Bière et balade en Flandre
Partez à la rencontre d’une famille fière de ses racines flamandes, indépendante et qui fait rayonner la bière des hauts-de-France bien au-delà de la région. Evidemment, vous pourrez déguster les bières locales dans un espace type estaminet. Objets anciens, poutres en bois et guirlandes de houblons formeront le décor de cette découverte gustative.
Le petit truc bien chouette, c’est de faire une journée qui combine visite de la brasserie et balade familiale à dos d’âne. Au choix, vous pouvez y aller accompagnés (ou non) d’un guide. Attention, seuls les enfants sont autorisés à monter à dos d’âne. Le point de départ n’est pas celui de la brasserie mais c’est tout comme… Vous êtes à 1min en voiture.
“La Flandre est une destination avec une identité très marquée, à l’histoire passionnante. C’est aussi un véritable écrin de verdure, qu’il fait bon arpenter en y calant habilement des arrêts-dégustations dans des cafés et estaminets chaleureux. ”

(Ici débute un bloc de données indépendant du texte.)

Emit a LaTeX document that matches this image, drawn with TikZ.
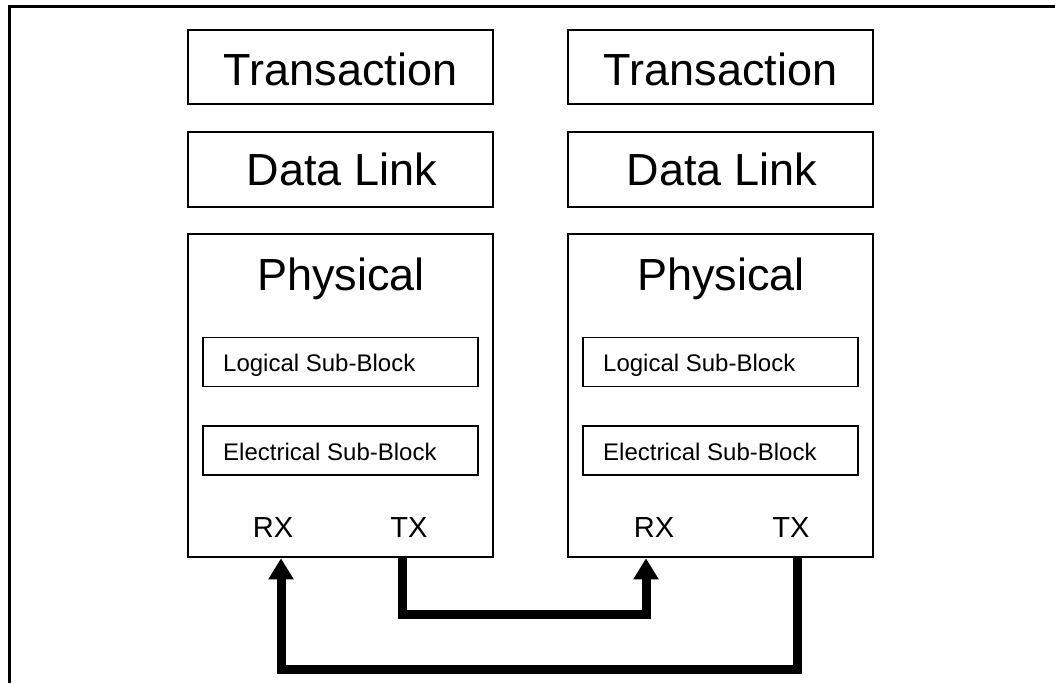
\documentclass[tikz,border=0pt]{standalone}
\usepackage{fontspec}
\setmainfont{Liberation Sans}
\usetikzlibrary{arrows.meta}
\tikzset{
  stackbox/.style={draw,line width=2.6pt,inner sep=0pt,minimum width=305pt},
  subbox/.style={draw,line width=1.8pt,inner sep=0pt,minimum width=275pt,minimum height=49pt},
  bigtxt/.style={inner sep=0pt,anchor=base,font=\fontsize{45pt}{54pt}\selectfont},
  subtxt/.style={inner sep=0pt,anchor=base west,font=\fontsize{24pt}{29pt}\selectfont},
  porttxt/.style={inner sep=0pt,anchor=base,font=\fontsize{29pt}{35pt}\selectfont},
  linkline/.style={line width=9pt,line join=miter,-{Triangle[width=24pt,length=21pt]}}
}
\begin{document}
\begin{tikzpicture}[x=1pt,y=-1pt]
\useasboundingbox (0,0) rectangle (1055,683);
% frame
\draw[line width=3pt] (9,683) -- (9,6) -- (1055,6);
% left stack
\node[stackbox,minimum height=74pt] (trL) at (340.5,67) {};
\node[stackbox,minimum height=75pt] (dlL) at (340.5,169.5) {};
\node[stackbox,minimum height=323pt] (phL) at (340.5,395.5) {};
\node[subbox] (lgL) at (340.5,362) {};
\node[subbox] (elL) at (340.5,450.5) {};
\node[bigtxt] (trLt) at (340.5,85) {Transaction};
\node[bigtxt] (dlLt) at (342,185) {Data Link};
\node[bigtxt] (phLt) at (341,290) {Physical};
\node[subtxt] (lgLt) at (223,371.5) {Logical Sub-Block};
\node[subtxt] (elLt) at (223,460) {Electrical Sub-Block};
\node[porttxt] (rxL) at (273,537) {RX};
\node[porttxt] (txL) at (409,537) {TX};
% right stack
\node[stackbox,minimum height=74pt] (trR) at (720.5,67) {};
\node[stackbox,minimum height=75pt] (dlR) at (720.5,169.5) {};
\node[stackbox,minimum height=323pt] (phR) at (720.5,395.5) {};
\node[subbox] (lgR) at (720.5,362) {};
\node[subbox] (elR) at (720.5,450.5) {};
\node[bigtxt] (trRt) at (720.5,85) {Transaction};
\node[bigtxt] (dlRt) at (722,185) {Data Link};
\node[bigtxt] (phRt) at (721,290) {Physical};
\node[subtxt] (lgRt) at (603,371.5) {Logical Sub-Block};
\node[subtxt] (elRt) at (603,460) {Electrical Sub-Block};
\node[porttxt] (rxR) at (654,537) {RX};
\node[porttxt] (txR) at (791,537) {TX};
% connector helpers
\coordinate (xrxL) at (281,0);
\coordinate (xtxL) at (402,0);
\coordinate (xrxR) at (646,0);
\coordinate (xtxR) at (797,0);
\coordinate (yMid) at (0,614);
\coordinate (yLow) at (0,669);
% connectors
\draw[linkline] (xtxL |- phL.south) -- (xtxL |- yMid) -| (xrxR |- phR.south);
\draw[linkline] (xtxR |- phR.south) -- (xtxR |- yLow) -| (xrxL |- phL.south);
\end{tikzpicture}
\end{document}
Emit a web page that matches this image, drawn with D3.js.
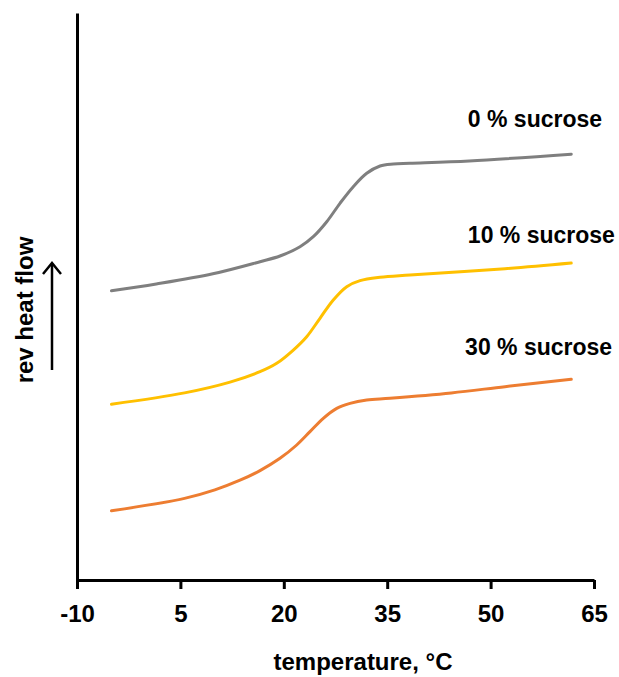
<!DOCTYPE html>
<html>
<head>
<meta charset="utf-8">
<script src="https://cdn.jsdelivr.net/npm/d3@7"></script>
<style>
  html, body { margin: 0; padding: 0; background: #fff; }
  svg { display: block; }
  text { font-family: Arial, "Liberation Sans", sans-serif; font-weight: bold; fill: #000; }
</style>
</head>
<body>
<svg id="chart" width="619" height="677"></svg>
<script>
// ---- data (temperature in °C, rev heat flow in arbitrary units) ----
const xTicks = [-10, 5, 20, 35, 50, 65];

const temp0 = [-5, 1.5, 9.7, 16.55, 19.45, 22.35, 24.28, 26.23, 28.15, 30.08, 32.03, 33.96, 35.89, 38.31, 46.9, 61.7];
const flow0 = [51.0, 52.2, 54.0, 56.14, 57.14, 58.78, 60.55, 63.19, 66.44, 69.37, 71.73, 73.02, 73.37, 73.49, 73.9, 75.1];

const temp10 = [-5, 5.6, 12.2, 16.55, 18.97, 21.38, 23.32, 25.25, 27.18, 29.13, 31.06, 33.96, 38.31, 52.1, 61.7];
const flow10 = [31.0, 33.0, 34.9, 36.74, 38.22, 40.56, 42.91, 46.16, 49.38, 51.73, 52.79, 53.39, 53.79, 54.9, 55.9];

const temp30 = [-5, 5.6, 10.0, 13.65, 16.55, 19.45, 21.87, 23.8, 25.73, 27.68, 29.61, 32.03, 35.41, 44.3, 52.1, 61.7];
const flow30 = [12.2, 14.4, 15.9, 17.6, 19.3, 21.46, 23.81, 26.16, 28.52, 30.28, 31.16, 31.75, 32.05, 33.0, 34.1, 35.4];

const seriesNames = ["0 % sucrose", "10 % sucrose", "30 % sucrose"];
const seriesColors = ["#7f7f7f", "#ffc000", "#ed7d31"];
const labelX = [46.7, 46.7, 46.3];
const labelY = [79.9, 59.4, 39.7];

const xTitle = "temperature, °C";
const yTitle = "rev heat flow";

// ---- layout ----
const svg = d3.select("#chart");
const x = d3.scaleLinear().domain([-10, 65]).range([77, 594]);
const y = d3.scaleLinear().domain([0, 100]).range([580, 13]);

const series = [
  temp0.map((t, i) => [t, flow0[i]]),
  temp10.map((t, i) => [t, flow10[i]]),
  temp30.map((t, i) => [t, flow30[i]])
];

const line = d3.line()
  .x(d => x(d[0]))
  .y(d => y(d[1]))
  .curve(d3.curveCatmullRom.alpha(0.5));

svg.append("g").selectAll("path")
  .data(series)
  .join("path")
  .attr("d", line)
  .attr("fill", "none")
  .attr("stroke", (d, i) => seriesColors[i])
  .attr("stroke-width", 3)
  .attr("stroke-linecap", "round");

// x axis
const xAxis = svg.append("g")
  .attr("transform", `translate(0,${y(0)})`)
  .call(d3.axisBottom(x).tickValues(xTicks).tickFormat(d => String(d))
    .tickSize(9).tickSizeOuter(0).tickPadding(16));
xAxis.select(".domain").attr("stroke", "#000").attr("stroke-width", 3);
xAxis.selectAll(".tick line").attr("stroke", "#000").attr("stroke-width", 3);
xAxis.selectAll(".tick text")
  .attr("font-size", 24)
  .attr("font-family", "Arial, 'Liberation Sans', sans-serif")
  .attr("font-weight", "bold")
  .attr("fill", "#000");

// y axis (no ticks)
const yAxis = svg.append("g")
  .attr("transform", `translate(${x(-10)},0)`)
  .call(d3.axisLeft(y).tickValues([]).tickSizeOuter(0));
yAxis.select(".domain").attr("stroke", "#000").attr("stroke-width", 3);

// series labels
svg.append("g").selectAll("text")
  .data(seriesNames)
  .join("text")
  .attr("x", (d, i) => x(labelX[i]))
  .attr("y", (d, i) => y(labelY[i]))
  .attr("font-size", 23)
  .text(d => d);

// axis titles
svg.append("text")
  .attr("x", 363)
  .attr("y", 670)
  .attr("text-anchor", "middle")
  .attr("font-size", 24)
  .text(xTitle);

svg.append("text")
  .attr("transform", "translate(33,310) rotate(-90)")
  .attr("text-anchor", "middle")
  .attr("font-size", 24)
  .text(yTitle);

// arrow
svg.append("line")
  .attr("x1", 52).attr("x2", 52)
  .attr("y1", 370).attr("y2", 264)
  .attr("stroke", "#000").attr("stroke-width", 2.5);
svg.append("path")
  .attr("d", "M43,274 L52,263 L61,274")
  .attr("fill", "none")
  .attr("stroke", "#000").attr("stroke-width", 2.5)
  .attr("stroke-linejoin", "miter");
</script>
</body>
</html>
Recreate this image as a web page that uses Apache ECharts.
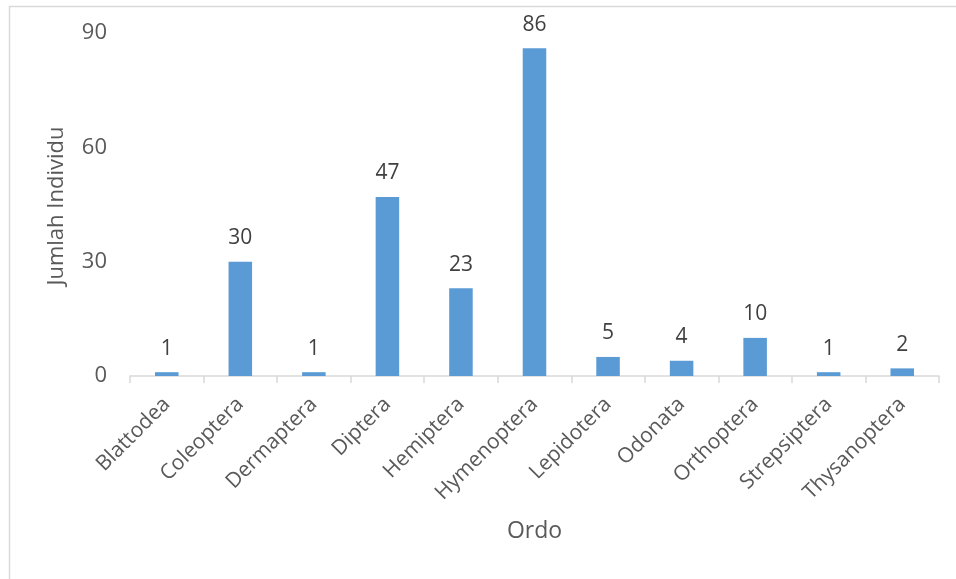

Il faut goûter ! La petite princesse
Pour moi la bière a ça de clairement avantageux sur les autres boissons : on peut en boire beaucoup ! Et encore davantage lorsque celle-ci ne titre qu’à 2,9 %. C’est, en partie, ce qui me plaît dans le petit monde fermé de ce qu’on appelle les “bières de table”. C’est un style (si on peut l’appeler ainsi) qui était très répandu autrefois dans le Nord de la France. Une boissons très faiblement alcoolisée, que l’on servait même à la cantine aux enfants. Cette petite bière titrant entre 1 et 3% d’alcool remplaçait bien souvent l’eau dans les chaumières. Cette petite pépite de la brasserie Thiriez en collaboration avec une brasserie Texanne répondant au nom de “Jester King” est idéale pour arroser vos barbecues estivaux et vous rafraîchir après une belle balade à vélo.